-- Data lines --
· · · ·

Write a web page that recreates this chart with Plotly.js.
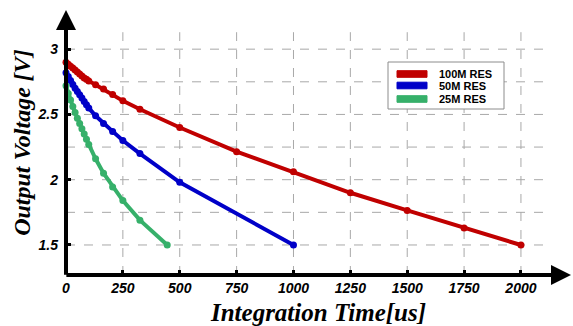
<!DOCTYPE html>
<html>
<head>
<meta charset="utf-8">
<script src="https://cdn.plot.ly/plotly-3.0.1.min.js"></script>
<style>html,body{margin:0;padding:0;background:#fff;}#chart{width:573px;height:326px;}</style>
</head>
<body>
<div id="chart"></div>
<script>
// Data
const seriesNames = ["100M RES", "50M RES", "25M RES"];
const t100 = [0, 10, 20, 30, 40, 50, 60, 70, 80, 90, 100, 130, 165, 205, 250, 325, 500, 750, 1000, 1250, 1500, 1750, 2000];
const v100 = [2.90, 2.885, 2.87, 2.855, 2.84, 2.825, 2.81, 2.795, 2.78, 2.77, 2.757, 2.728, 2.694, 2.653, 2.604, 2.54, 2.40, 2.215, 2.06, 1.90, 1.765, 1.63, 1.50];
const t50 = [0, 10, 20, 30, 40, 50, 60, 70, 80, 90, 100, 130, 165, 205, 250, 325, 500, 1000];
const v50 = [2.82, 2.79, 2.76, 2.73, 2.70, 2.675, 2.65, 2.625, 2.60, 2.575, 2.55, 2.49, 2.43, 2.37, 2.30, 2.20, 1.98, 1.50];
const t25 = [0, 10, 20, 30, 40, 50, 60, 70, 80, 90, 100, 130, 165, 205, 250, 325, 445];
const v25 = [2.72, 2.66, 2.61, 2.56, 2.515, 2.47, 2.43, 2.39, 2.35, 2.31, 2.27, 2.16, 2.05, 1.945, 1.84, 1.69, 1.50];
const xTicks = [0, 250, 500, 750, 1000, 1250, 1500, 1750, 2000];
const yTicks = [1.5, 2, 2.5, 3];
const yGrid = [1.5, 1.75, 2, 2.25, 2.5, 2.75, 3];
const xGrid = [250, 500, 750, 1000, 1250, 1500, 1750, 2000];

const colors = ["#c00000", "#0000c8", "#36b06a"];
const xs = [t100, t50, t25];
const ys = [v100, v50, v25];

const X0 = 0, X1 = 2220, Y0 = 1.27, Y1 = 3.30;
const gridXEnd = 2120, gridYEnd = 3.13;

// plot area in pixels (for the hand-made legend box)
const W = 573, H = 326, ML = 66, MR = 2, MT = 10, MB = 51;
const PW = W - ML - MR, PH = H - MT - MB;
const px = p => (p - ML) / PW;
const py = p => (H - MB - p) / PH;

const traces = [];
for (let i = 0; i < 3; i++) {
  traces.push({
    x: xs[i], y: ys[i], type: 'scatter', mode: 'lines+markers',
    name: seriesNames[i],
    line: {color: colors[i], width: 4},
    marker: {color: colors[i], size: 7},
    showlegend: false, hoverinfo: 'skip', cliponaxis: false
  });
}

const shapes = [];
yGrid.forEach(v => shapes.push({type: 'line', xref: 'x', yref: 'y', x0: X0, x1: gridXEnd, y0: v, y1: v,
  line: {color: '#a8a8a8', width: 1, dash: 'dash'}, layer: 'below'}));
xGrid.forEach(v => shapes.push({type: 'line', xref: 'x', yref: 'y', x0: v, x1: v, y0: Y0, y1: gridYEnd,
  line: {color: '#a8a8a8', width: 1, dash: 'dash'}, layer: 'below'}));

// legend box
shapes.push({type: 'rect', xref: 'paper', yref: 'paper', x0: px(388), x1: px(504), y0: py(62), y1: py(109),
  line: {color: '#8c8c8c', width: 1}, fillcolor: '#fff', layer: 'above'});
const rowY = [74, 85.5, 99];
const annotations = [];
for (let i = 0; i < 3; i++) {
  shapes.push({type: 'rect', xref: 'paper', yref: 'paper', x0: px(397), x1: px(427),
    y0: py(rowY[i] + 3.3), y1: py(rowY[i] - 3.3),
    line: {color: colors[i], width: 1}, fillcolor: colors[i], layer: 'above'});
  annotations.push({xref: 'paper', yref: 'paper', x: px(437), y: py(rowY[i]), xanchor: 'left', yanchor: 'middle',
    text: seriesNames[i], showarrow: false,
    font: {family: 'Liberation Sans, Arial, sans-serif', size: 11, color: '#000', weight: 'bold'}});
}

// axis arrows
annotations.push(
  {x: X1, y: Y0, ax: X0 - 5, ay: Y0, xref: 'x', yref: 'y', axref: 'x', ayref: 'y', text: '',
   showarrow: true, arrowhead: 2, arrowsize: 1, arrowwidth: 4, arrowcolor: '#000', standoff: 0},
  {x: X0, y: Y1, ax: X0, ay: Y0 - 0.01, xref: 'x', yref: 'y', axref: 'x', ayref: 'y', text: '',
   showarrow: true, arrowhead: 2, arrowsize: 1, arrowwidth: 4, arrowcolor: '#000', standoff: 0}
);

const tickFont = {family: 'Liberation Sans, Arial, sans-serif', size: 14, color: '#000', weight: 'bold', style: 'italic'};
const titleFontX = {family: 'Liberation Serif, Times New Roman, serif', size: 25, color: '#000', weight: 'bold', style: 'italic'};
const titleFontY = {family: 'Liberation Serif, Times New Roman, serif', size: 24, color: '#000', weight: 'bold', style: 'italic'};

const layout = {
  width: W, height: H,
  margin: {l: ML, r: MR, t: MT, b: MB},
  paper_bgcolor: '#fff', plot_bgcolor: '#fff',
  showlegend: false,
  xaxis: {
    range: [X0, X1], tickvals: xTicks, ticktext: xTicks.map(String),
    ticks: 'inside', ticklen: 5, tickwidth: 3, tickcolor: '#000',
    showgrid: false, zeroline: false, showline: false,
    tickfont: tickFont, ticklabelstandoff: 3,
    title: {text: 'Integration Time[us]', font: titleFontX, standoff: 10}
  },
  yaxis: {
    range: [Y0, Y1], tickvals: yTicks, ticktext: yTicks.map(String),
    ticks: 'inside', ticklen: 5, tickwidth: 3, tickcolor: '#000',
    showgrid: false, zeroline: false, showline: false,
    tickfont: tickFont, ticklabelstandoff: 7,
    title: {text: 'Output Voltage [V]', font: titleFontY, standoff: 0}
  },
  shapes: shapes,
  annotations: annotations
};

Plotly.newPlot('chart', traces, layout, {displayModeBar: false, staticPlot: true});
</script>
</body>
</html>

· · · ·

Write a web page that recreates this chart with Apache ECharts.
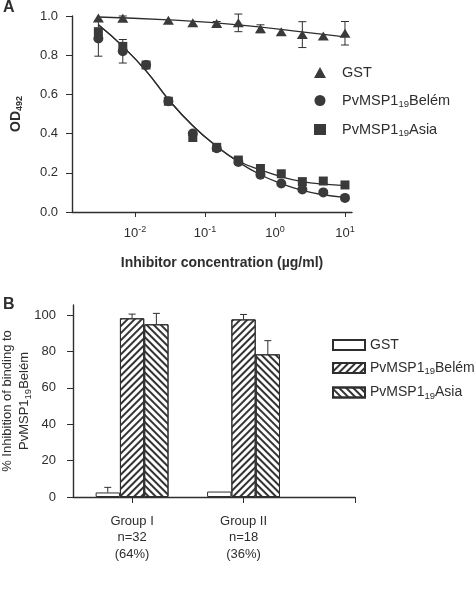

· · · ·

-- Aim --
Look through the listing above. Pick out each line with "page" and copy it.

-- Result of this exercise --
Write a web page that recreates this chart with Plotly.js.
Write a web page that recreates this chart with Apache ECharts.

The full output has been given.